The deal that ended violence in Northern Ireland

As Donald Trump prepares to sit down with North Korea’s Kim Jong Un, he’d do well to study Bill Clinton’s playbook

[Read the full article at the Atlantic]

In the coming weeks, President Trump is expected to engage in unprecedented negotiations with Kim Jong Un about North Korea’s nuclear arsenal. There’s reason to question the administration’s capacity for this challenge: Trump himself has never revealed a comfort with the nuances of policy, and the staffing apparatus at his disposal is shaky at best—with constant churning in White House personnel, lingering vacancies at the State Department, and a lack of experience among some of the staffers advising him on foreign policy.

Despite these novel circumstances, the administration has no shortage of historical examples from which to glean the intricacies of diplomacy. But one in particular seems especially relevant to a diplomatic novice like Trump: the Good Friday Agreement ending violence in Northern Ireland, which was finalized 20 years ago Tuesday under the guidance of former President Bill Clinton.
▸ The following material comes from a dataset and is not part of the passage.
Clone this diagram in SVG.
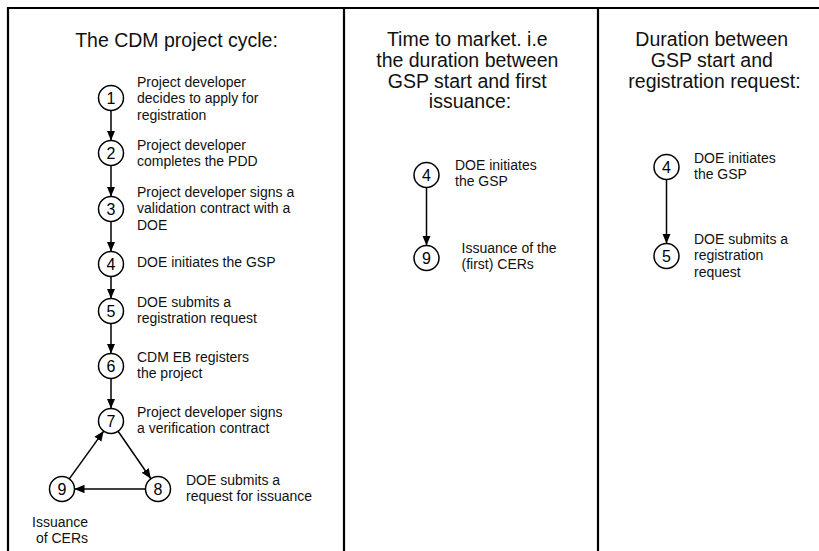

It goes without saying that the dispute in Northern Ireland differs significantly from the North Korea issue, where both sides are brandishing nuclear weapons. But Clinton’s example could nevertheless be instructive: It shows what a leader who is mindful of history; aided by a skilled and empowered staff; and persistent in his commitments, but unorthodox in his approach, can achieve on the global stage.

Clinton’s role in the agreement—described in confidential oral-history interviews recorded by the University of Virginia’s Miller Center—dates back to his 1992 presidential campaign, when he openly pledged that he would, if elected, grant a travel visa to Gerry Adams, the head of Northern Ireland’s Sinn Fein political party. At the time, the Troubles, a bloody conflict between Catholic Irish nationalists and pro-Britain Protestants, had been ongoing for three decades and killed thousands of people. The visa would require only modest executive action from Clinton, but it would dramatically alter the American approach to Northern Ireland and the intractable conflict there between its Protestant majority and beleaguered Catholic minority.